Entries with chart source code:
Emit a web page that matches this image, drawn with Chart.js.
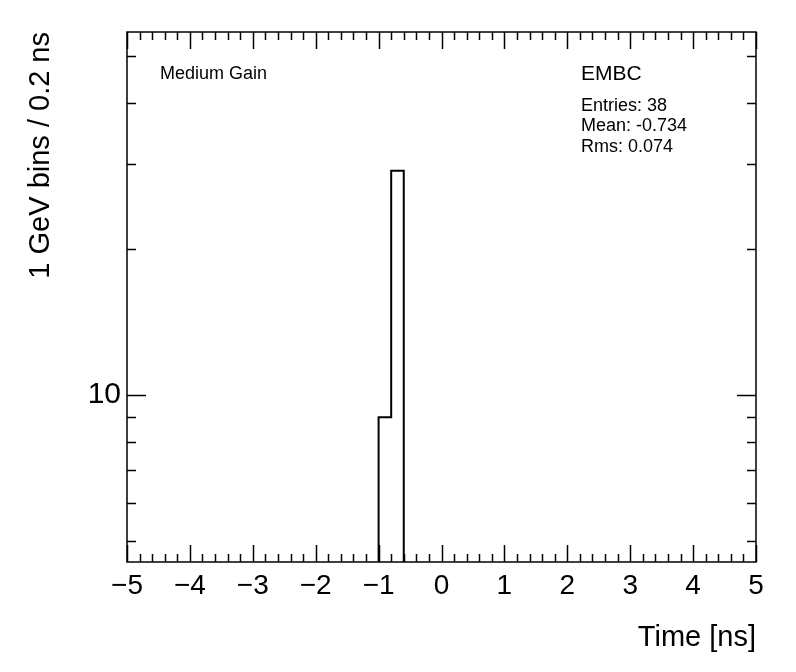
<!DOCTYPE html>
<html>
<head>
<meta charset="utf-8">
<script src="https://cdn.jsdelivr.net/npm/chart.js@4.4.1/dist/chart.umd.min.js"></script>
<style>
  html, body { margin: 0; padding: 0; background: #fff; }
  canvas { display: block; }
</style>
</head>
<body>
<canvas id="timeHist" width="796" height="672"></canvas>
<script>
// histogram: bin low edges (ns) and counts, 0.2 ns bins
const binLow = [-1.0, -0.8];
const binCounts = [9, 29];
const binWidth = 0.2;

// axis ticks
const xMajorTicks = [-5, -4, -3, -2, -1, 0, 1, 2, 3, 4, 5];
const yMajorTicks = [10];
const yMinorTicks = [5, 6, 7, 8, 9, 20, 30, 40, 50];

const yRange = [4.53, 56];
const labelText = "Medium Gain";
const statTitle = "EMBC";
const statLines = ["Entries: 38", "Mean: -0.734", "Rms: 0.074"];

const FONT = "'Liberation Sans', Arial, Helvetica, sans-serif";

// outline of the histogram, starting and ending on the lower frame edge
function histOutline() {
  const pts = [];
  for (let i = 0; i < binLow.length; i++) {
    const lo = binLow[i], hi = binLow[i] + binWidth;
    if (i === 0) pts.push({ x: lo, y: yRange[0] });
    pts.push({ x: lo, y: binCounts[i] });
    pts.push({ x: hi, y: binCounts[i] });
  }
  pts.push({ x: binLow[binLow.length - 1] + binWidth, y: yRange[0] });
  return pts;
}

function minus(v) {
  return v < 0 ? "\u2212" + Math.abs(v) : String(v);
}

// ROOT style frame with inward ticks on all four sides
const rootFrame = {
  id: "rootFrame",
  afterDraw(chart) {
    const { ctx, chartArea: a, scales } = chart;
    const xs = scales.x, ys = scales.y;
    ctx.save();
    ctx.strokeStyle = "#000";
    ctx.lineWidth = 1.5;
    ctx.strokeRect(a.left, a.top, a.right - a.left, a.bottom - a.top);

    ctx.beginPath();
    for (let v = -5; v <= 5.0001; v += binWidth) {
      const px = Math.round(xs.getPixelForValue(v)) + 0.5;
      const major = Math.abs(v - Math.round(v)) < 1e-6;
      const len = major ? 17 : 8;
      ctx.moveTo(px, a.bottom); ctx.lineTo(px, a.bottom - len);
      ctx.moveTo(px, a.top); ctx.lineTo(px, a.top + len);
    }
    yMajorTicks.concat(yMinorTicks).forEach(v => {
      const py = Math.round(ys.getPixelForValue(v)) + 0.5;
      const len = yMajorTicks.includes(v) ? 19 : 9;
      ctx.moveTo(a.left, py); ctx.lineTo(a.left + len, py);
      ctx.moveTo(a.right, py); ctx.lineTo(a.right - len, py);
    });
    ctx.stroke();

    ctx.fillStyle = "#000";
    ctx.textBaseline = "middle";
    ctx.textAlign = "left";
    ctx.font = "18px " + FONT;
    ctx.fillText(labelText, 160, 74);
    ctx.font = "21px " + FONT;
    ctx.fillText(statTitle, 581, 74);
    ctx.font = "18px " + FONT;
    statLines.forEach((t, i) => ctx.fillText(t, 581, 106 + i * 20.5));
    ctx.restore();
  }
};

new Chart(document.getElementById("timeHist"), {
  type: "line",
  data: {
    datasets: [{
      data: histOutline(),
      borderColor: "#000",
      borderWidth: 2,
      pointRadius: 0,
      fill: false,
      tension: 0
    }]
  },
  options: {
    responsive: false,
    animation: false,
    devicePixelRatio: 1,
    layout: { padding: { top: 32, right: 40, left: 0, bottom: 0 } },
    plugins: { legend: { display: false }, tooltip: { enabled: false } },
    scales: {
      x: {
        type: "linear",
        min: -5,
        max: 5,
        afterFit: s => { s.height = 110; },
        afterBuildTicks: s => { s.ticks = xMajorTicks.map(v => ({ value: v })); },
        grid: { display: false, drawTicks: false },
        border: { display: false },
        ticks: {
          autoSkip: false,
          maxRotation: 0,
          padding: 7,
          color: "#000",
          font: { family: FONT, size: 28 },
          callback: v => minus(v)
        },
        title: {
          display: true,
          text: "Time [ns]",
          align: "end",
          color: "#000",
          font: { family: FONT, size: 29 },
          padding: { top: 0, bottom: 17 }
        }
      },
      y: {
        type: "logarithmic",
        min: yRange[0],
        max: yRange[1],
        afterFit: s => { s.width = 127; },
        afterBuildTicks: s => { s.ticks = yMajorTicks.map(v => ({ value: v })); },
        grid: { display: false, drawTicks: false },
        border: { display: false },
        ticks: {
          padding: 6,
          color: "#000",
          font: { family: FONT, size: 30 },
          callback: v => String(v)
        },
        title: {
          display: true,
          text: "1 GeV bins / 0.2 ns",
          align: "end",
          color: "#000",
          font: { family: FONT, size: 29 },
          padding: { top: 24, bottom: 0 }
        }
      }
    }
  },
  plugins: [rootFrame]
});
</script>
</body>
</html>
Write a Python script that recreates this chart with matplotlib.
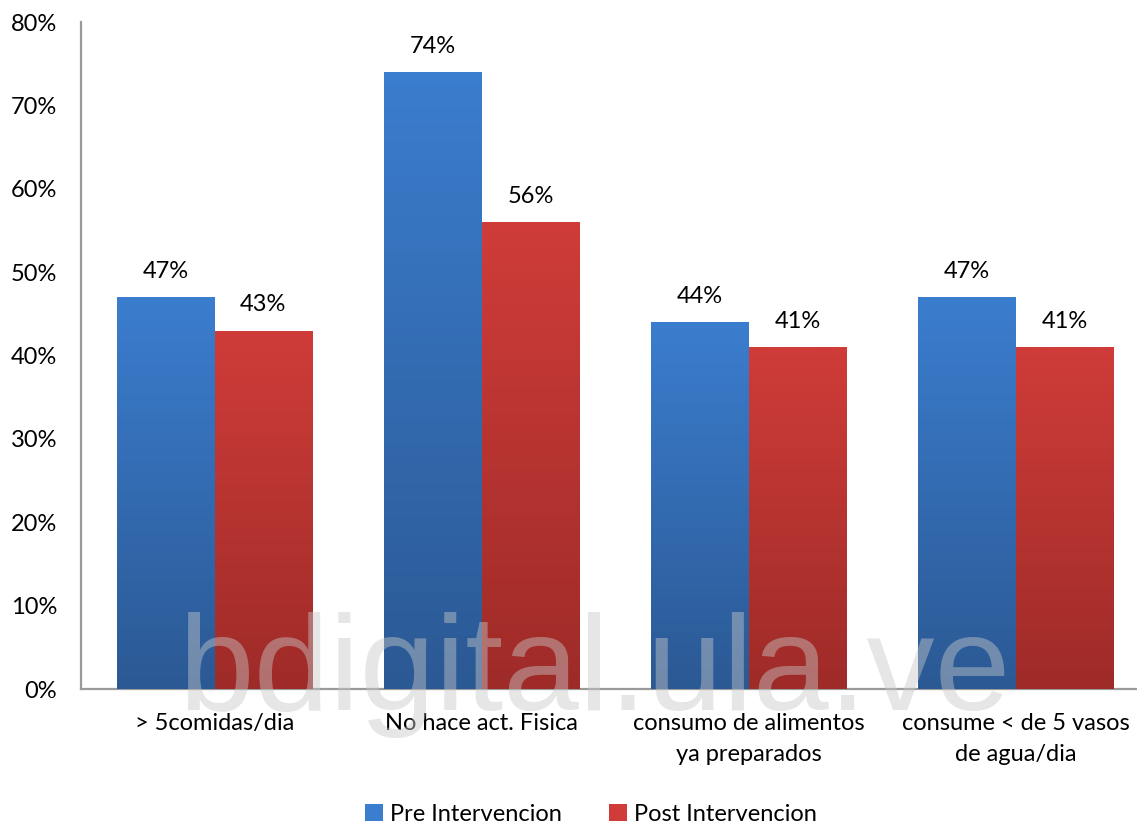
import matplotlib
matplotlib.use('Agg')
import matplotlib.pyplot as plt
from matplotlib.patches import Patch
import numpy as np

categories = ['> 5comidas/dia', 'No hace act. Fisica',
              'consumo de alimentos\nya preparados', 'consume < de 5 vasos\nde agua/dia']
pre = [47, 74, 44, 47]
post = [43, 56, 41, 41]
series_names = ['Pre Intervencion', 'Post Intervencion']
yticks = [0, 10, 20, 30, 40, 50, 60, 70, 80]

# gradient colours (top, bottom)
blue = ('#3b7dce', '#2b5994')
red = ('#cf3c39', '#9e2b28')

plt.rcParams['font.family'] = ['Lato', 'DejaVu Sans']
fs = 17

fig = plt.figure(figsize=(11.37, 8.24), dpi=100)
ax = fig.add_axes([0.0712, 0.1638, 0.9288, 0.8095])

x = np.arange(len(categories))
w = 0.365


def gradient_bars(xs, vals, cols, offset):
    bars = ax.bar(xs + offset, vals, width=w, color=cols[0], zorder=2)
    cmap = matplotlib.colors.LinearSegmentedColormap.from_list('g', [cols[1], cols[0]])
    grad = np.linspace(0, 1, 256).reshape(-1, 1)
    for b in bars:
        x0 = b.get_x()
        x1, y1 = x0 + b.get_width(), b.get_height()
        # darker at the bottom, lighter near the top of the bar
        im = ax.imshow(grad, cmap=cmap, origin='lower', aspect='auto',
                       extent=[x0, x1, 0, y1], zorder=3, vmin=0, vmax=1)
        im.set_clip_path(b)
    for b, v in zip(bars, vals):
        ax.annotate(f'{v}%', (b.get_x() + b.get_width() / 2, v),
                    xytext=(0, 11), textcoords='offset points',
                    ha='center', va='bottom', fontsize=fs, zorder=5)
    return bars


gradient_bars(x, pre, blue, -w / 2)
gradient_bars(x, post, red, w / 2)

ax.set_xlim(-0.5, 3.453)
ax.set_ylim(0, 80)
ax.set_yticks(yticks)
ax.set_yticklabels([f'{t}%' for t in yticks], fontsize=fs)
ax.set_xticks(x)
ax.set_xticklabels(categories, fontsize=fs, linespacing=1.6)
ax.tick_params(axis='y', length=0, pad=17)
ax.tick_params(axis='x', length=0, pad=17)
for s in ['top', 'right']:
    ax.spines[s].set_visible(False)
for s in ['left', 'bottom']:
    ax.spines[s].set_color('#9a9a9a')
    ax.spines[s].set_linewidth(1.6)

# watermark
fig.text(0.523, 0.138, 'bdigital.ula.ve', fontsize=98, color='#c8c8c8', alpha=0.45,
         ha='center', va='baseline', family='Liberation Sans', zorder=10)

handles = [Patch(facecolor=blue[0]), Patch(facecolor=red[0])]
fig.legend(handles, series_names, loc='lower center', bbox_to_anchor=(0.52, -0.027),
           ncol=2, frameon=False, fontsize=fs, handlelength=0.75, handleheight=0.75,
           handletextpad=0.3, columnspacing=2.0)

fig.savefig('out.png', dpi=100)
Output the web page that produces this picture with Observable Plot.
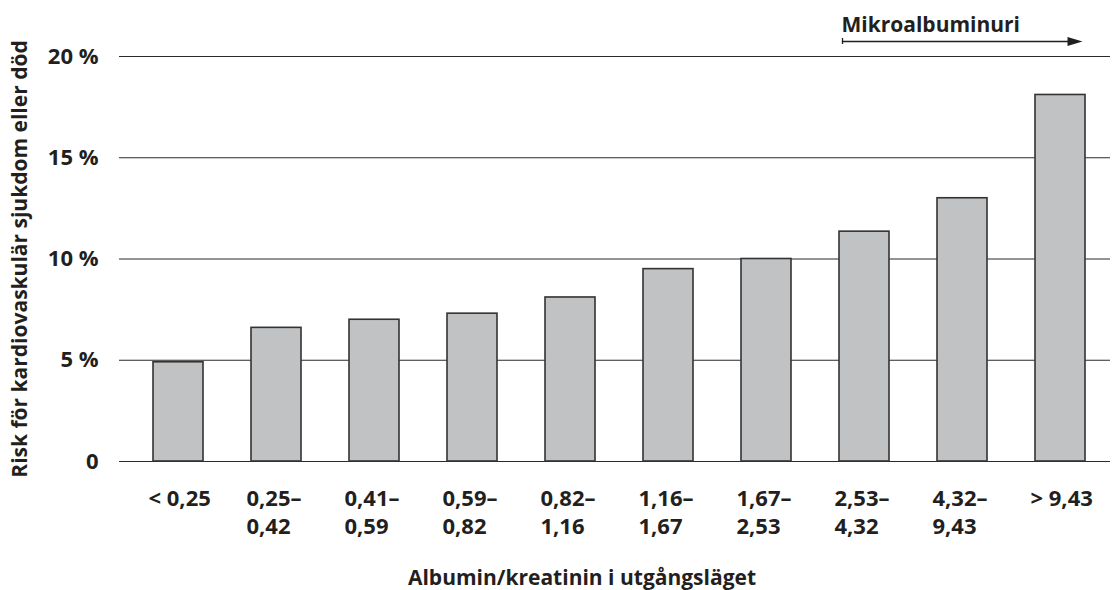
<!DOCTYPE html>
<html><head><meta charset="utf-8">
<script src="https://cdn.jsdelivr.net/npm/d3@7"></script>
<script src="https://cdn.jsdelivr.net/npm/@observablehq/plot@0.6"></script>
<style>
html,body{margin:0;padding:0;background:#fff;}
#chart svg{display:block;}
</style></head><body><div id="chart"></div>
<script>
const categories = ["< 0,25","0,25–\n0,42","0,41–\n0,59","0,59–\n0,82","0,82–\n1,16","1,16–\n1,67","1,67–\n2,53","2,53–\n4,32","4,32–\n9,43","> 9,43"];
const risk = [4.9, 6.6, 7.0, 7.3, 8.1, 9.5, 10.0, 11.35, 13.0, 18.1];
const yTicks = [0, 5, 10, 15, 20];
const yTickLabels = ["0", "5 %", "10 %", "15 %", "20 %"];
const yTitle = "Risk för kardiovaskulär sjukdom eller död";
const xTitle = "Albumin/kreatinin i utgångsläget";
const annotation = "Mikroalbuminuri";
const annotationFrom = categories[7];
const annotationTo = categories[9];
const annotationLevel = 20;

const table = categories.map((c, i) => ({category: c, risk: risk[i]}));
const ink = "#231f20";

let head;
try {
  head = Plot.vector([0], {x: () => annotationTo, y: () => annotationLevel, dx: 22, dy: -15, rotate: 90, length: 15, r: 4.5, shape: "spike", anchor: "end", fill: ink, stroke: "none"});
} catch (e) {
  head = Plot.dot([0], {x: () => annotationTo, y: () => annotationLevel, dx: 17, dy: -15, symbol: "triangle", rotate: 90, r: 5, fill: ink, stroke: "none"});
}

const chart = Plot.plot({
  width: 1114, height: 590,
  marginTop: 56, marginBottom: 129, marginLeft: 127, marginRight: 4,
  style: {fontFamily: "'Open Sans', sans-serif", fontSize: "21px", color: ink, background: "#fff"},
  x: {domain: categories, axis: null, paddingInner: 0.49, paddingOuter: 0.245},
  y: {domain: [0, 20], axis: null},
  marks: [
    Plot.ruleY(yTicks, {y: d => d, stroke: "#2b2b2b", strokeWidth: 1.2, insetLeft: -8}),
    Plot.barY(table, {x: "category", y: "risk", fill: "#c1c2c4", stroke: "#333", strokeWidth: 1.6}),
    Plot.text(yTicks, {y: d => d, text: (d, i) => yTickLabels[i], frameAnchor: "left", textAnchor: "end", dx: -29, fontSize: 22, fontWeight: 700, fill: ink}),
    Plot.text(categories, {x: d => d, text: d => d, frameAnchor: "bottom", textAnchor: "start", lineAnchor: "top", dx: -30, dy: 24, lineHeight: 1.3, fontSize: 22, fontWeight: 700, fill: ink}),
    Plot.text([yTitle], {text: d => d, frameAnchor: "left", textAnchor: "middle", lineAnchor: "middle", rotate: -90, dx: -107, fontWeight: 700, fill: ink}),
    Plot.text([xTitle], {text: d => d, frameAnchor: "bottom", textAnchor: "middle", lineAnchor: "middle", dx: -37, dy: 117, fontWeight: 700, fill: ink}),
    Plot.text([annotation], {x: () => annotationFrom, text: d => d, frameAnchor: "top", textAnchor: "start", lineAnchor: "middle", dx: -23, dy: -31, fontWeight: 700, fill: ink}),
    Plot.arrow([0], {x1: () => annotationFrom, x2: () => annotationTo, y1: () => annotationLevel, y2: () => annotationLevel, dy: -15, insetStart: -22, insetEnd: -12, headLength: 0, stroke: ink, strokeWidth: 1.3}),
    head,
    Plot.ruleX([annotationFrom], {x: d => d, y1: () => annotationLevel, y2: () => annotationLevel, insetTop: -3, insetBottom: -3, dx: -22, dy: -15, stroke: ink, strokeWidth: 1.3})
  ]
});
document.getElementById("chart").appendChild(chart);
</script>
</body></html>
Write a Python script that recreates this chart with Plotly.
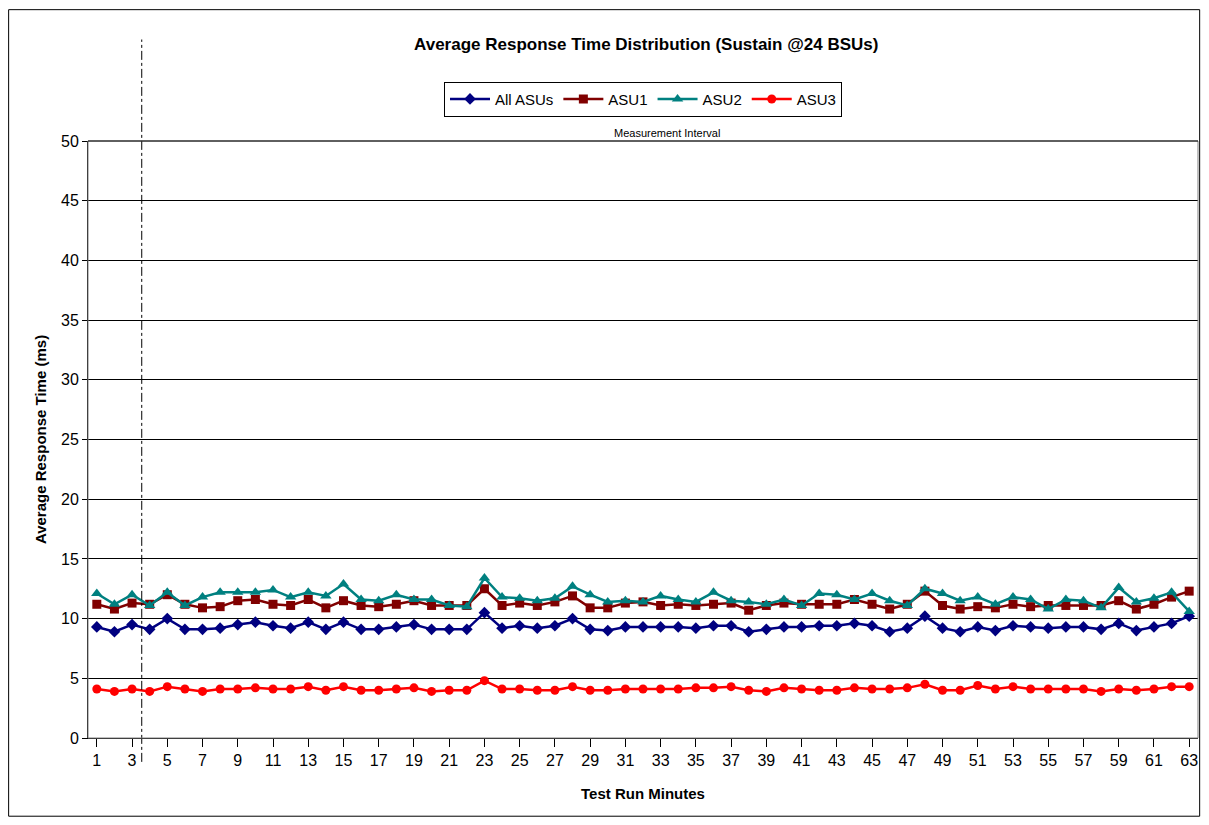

* [WORK TO COMPLETE]
The lines to reproduce run from the one above containing "Write a Python script that recreates this chart with matplotlib." through the one containing "gradient_bars(x, post, red, w / 2)". Copy them exactly and leave out all pictures.

* [COMPLETE OUTPUT]
Write a Python script that recreates this chart with matplotlib.
import matplotlib
matplotlib.use('Agg')
import matplotlib.pyplot as plt
from matplotlib.patches import Patch
import numpy as np

categories = ['> 5comidas/dia', 'No hace act. Fisica',
              'consumo de alimentos\nya preparados', 'consume < de 5 vasos\nde agua/dia']
pre = [47, 74, 44, 47]
post = [43, 56, 41, 41]
series_names = ['Pre Intervencion', 'Post Intervencion']
yticks = [0, 10, 20, 30, 40, 50, 60, 70, 80]

# gradient colours (top, bottom)
blue = ('#3b7dce', '#2b5994')
red = ('#cf3c39', '#9e2b28')

plt.rcParams['font.family'] = ['Lato', 'DejaVu Sans']
fs = 17

fig = plt.figure(figsize=(11.37, 8.24), dpi=100)
ax = fig.add_axes([0.0712, 0.1638, 0.9288, 0.8095])

x = np.arange(len(categories))
w = 0.365


def gradient_bars(xs, vals, cols, offset):
    bars = ax.bar(xs + offset, vals, width=w, color=cols[0], zorder=2)
    cmap = matplotlib.colors.LinearSegmentedColormap.from_list('g', [cols[1], cols[0]])
    grad = np.linspace(0, 1, 256).reshape(-1, 1)
    for b in bars:
        x0 = b.get_x()
        x1, y1 = x0 + b.get_width(), b.get_height()
        # darker at the bottom, lighter near the top of the bar
        im = ax.imshow(grad, cmap=cmap, origin='lower', aspect='auto',
                       extent=[x0, x1, 0, y1], zorder=3, vmin=0, vmax=1)
        im.set_clip_path(b)
    for b, v in zip(bars, vals):
        ax.annotate(f'{v}%', (b.get_x() + b.get_width() / 2, v),
                    xytext=(0, 11), textcoords='offset points',
                    ha='center', va='bottom', fontsize=fs, zorder=5)
    return bars


gradient_bars(x, pre, blue, -w / 2)
gradient_bars(x, post, red, w / 2)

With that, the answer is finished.